When playing with the expansion, you add seven cards into the deck, with two cards face down at setup, and when preparing for the next decade, you will flip three cards face up. The scenarios will put historical context to your game and will have you start with certain cards in your hand. You will need to read each scenario when playing, as they all change the game a bit to keep things balanced and to put those big historical events into play. Achievements are added by revealing two from the card types set, two from the agency levels set, and one from the miscellaneous set. Everyone can claim these achievements on their turn similarly to using abilities. When claiming achievements, you place one of your Control cards in your hand on top of the achievement. This Control card will not be usable anymore. The first player to place on a card will get four points at the end of the game, the second will get two points, and the third will get one point; no points will be awarded after that.
The achievements really add on points to the game and help direct players to a goal while playing. There are different achievements each time you play, and your strategy might change each time you play due to these goals being different each time.
Theme and Mechanics:
The theme is exactly what the game title says, a "Space Race." The game uses events from space history to help with the theme, and you will feel it when playing the game. The mechanics used in the game include card drafting, hand management, and simultaneous action selection. These mechanics are used in a way that differs from other games. With the way they are used, you will need to think strategically about your moves and cards.
Artwork and Components:
The artwork is just wonderful, and the lines used across the cards make it easy to know if you have any other actions from cards other than the recently acquired one. The icons match well, and after learning the icons, you will be able to sort out what actions each card has. I was sent a prototype version that was printed differently than the base game and not as good quality. I would expect that in the final version, you will be able to add them to the base game and not know the difference in cards or quality.

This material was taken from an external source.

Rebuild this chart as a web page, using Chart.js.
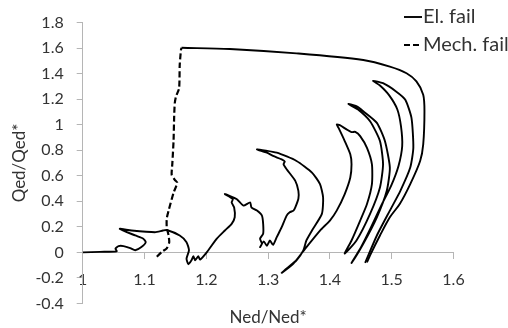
<!DOCTYPE html>
<html lang="en">
<head>
<meta charset="UTF-8">
<title>Qed/Qed* vs Ned/Ned*</title>
<script src="https://cdn.jsdelivr.net/npm/chart.js"></script>
<style>
  html, body { margin: 0; padding: 0; background: #fff; }
  .wrap { width: 508px; height: 328px; }
</style>
</head>
<body>
<div class="wrap"><canvas id="chart"></canvas></div>
<script>
// tick values
const xTicks = [1, 1.1, 1.2, 1.3, 1.4, 1.5, 1.6];
const yTicks = [-0.4, -0.2, 0, 0.2, 0.4, 0.6, 0.8, 1, 1.2, 1.4, 1.6, 1.8];

// El. fail path
const elX = [1.000, 1.028, 1.055, 1.053, 1.058, 1.066, 1.077, 1.085, 1.095, 1.102, 1.098, 1.085, 1.060,
  1.079, 1.117, 1.130, 1.136, 1.157, 1.168, 1.172, 1.168, 1.171, 1.176, 1.179, 1.182, 1.187, 1.190,
  1.201, 1.217, 1.230, 1.241, 1.246, 1.245, 1.241, 1.243, 1.230,
  1.249, 1.260, 1.271, 1.273, 1.282, 1.290, 1.292, 1.292, 1.287, 1.290, 1.287, 1.293, 1.298, 1.303,
  1.308, 1.314, 1.322, 1.330, 1.335, 1.341, 1.344, 1.349, 1.349, 1.344, 1.330, 1.325, 1.327, 1.322,
  1.308, 1.298, 1.282,
  1.314, 1.346, 1.371, 1.384, 1.389, 1.387, 1.371, 1.362, 1.357, 1.346, 1.330, 1.322,
  1.341, 1.362, 1.384, 1.400, 1.411, 1.424, 1.433, 1.435, 1.433, 1.424, 1.414, 1.411,
  1.416, 1.427, 1.435, 1.441, 1.449, 1.460, 1.468, 1.468, 1.460, 1.449, 1.435, 1.424,
  1.443, 1.465, 1.481, 1.486, 1.481, 1.465, 1.445, 1.430,
  1.445, 1.454, 1.476, 1.489, 1.497, 1.492, 1.476, 1.454, 1.435,
  1.451, 1.467, 1.483, 1.499, 1.511, 1.517, 1.515, 1.509, 1.496, 1.481, 1.470,
  1.486, 1.507, 1.522, 1.532, 1.535, 1.530, 1.514, 1.497, 1.476, 1.457];
const elY = [0.000, 0.004, 0.008, 0.029, 0.049, 0.049, 0.033, 0.016, 0.041, 0.080, 0.107, 0.132, 0.184,
  0.171, 0.158, 0.171, 0.175, 0.132, 0.080, 0.016, -0.049, -0.093, -0.062, -0.031, -0.062, -0.031, -0.057,
  0.002, 0.107, 0.171, 0.223, 0.275, 0.353, 0.391, 0.418, 0.457,
  0.418, 0.366, 0.391, 0.353, 0.327, 0.288, 0.223, 0.146, 0.107, 0.068, 0.041, 0.086, 0.051, 0.093,
  0.058, 0.119, 0.197, 0.288, 0.314, 0.327, 0.353, 0.420, 0.482, 0.560, 0.651, 0.690, 0.712, 0.729,
  0.755, 0.781, 0.807,
  0.781, 0.716, 0.625, 0.535, 0.430, 0.301, 0.171, 0.093, 0.016, -0.062, -0.127, -0.161,
  -0.088, 0.041, 0.171, 0.249, 0.327, 0.457, 0.586, 0.690, 0.768, 0.872, 0.975, 1.002,
  0.996, 0.963, 0.942, 0.944, 0.911, 0.819, 0.690, 0.535, 0.379, 0.249, 0.093, -0.010,
  0.093, 0.301, 0.508, 0.690, 0.872, 1.027, 1.121, 1.162,
  1.140, 1.105, 1.014, 0.872, 0.664, 0.482, 0.275, 0.068, -0.083,
  0.047, 0.202, 0.366, 0.521, 0.677, 0.833, 0.988, 1.121, 1.230, 1.307, 1.344,
  1.325, 1.261, 1.196, 1.053, 0.819, 0.664, 0.482, 0.327, 0.132, -0.083];

// outer El. fail curve starting at the top of the Mech. fail line
const envX = [1.160, 1.238, 1.346, 1.454, 1.497, 1.524, 1.540, 1.551, 1.553, 1.551, 1.546, 1.530, 1.513, 1.497, 1.481, 1.465, 1.460];
const envY = [1.603, 1.593, 1.559, 1.507, 1.455, 1.403, 1.339, 1.235, 1.105, 0.846, 0.716, 0.535, 0.379, 0.275, 0.132, -0.023, -0.078];

// Mech. fail
const mechX = [1.120, 1.128, 1.136, 1.140, 1.139, 1.136, 1.136, 1.139, 1.147, 1.153, 1.149, 1.144, 1.145, 1.147, 1.148, 1.149, 1.151, 1.156, 1.157, 1.159, 1.160];
const mechY = [-0.035, 0.004, 0.031, 0.078, 0.132, 0.195, 0.265, 0.327, 0.467, 0.545, 0.568, 0.607, 0.693, 0.872, 1.066, 1.170, 1.222, 1.286, 1.468, 1.585, 1.603];

const pts = (xs, ys) => xs.map((x, i) => ({ x: x, y: ys[i] }));

const textColor = '#333';
const axisGrey = '#b5b5b5';
const fam = 'Lato, "Open Sans", sans-serif';

const legendBox = {
  id: 'legendBox',
  afterDraw(chart) {
    const ctx = chart.ctx;
    const items = chart.data.datasets.filter(d => d.inLegend);
    ctx.save();
    ctx.font = '20px ' + fam;
    ctx.textBaseline = 'middle';
    ctx.fillStyle = textColor;
    items.forEach((d, i) => {
      const y = 17 + i * 28;
      ctx.beginPath();
      ctx.strokeStyle = d.borderColor;
      ctx.lineWidth = d.borderWidth;
      ctx.setLineDash(d.borderDash || []);
      ctx.moveTo(404, y);
      ctx.lineTo(422, y);
      ctx.stroke();
      ctx.setLineDash([]);
      ctx.fillText(d.label, 423, y);
    });
    ctx.restore();
  }
};

new Chart(document.getElementById('chart'), {
  type: 'scatter',
  data: {
    datasets: [
      { label: 'El. fail', inLegend: true, data: pts(elX, elY), showLine: true, borderColor: '#000',
        borderWidth: 1.9, pointRadius: 0, tension: 0.2 },
      { label: 'El. fail (outer)', data: pts(envX, envY), showLine: true, borderColor: '#000',
        borderWidth: 1.9, pointRadius: 0, tension: 0.3 },
      { label: 'Mech. fail', inLegend: true, data: pts(mechX, mechY), showLine: true, borderColor: '#000',
        borderWidth: 2.2, borderDash: [6, 3], pointRadius: 0, tension: 0.2 }
    ]
  },
  options: {
    responsive: true,
    maintainAspectRatio: false,
    animation: false,
    layout: { padding: { top: 20.7, right: 54.5, left: 0, bottom: 0 } },
    plugins: { legend: { display: false }, tooltip: { enabled: false } },
    scales: {
      x: {
        type: 'linear', min: 1, max: 1.6, position: { y: 0 },
        afterBuildTicks: s => { s.ticks = xTicks.map(v => ({ value: v })); },
        afterFit: s => { s.height = 0; },
        grid: { drawOnChartArea: false, tickLength: 6, color: axisGrey },
        border: { color: axisGrey },
        ticks: { padding: 12, color: textColor, font: { family: fam, size: 16 }, callback: v => String(v) }
      },
      x2: {
        type: 'linear', min: 1, max: 1.6, position: 'bottom',
        afterFit: s => { s.height = 24.6; },
        grid: { display: false },
        border: { display: false },
        ticks: { display: false },
        title: { display: true, text: 'Ned/Ned*', color: textColor, font: { family: fam, size: 17 }, padding: 0 }
      },
      y: {
        type: 'linear', min: -0.4, max: 1.8,
        afterBuildTicks: s => { s.ticks = yTicks.map(v => ({ value: v })); },
        afterFit: s => { s.width = 82.7; },
        grid: { drawOnChartArea: false, tickLength: 6, color: axisGrey },
        border: { color: axisGrey },
        ticks: { padding: 13, color: textColor, font: { family: fam, size: 16 }, callback: v => String(v) },
        title: { display: true, text: 'Qed/Qed*', color: textColor, font: { family: fam, size: 17 }, padding: { top: 9, bottom: 0 } }
      }
    }
  },
  plugins: [legendBox]
});
</script>
</body>
</html>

To me, a good game makes you think. This game definitely made me think a lot. You have to find a strategy to go with, since you can go after many different cards, as well as figure out if someone else might get to the card you want before you do. You don't have straight conflict with other players, but there is conflict by taking a card that another player wanted or that another player planned on getting when placing it into the universe. The achievements in the expansion game made this game a whole lot better for me, as it guided play a little more for me and helped score more points. Also, everyone else playing was going after the same achievements, and some cards seemed to be more precious than others due to this.
If you are a player that has a hard time making decisions, then you will not like this game as you will gather many cards to potentially get and use, but you won't have enough turns to use them all. You will have to figure out which cards you really want, and sometimes this will take lots of time to sort through. Also, when new to the game, learning what actions are on the cards will take time and will cause the game to be longer than needed. This will also get better with more plays.
The base game is a great game by itself, but the Interkosmos expansion adds some much-needed mechanics and goals into play. It also adds some scenarios that end up telling a great story. We played "The Dawn of an Era" with NASA (USA) and Soviet (Russia) going head to head and using special cards like Moon Speech, Small Step for Man, Sputnik 1, and Leaving Earth.
Players Who Like:
If you enjoy games that connect you to history or tell a story, you will need to check out this game. This game is perfect for those who don't like direct conflict during play but still enjoy the strategy and interaction it presents.
I am giving Space Race: Interkosmos an 8 out of 10 super meeples.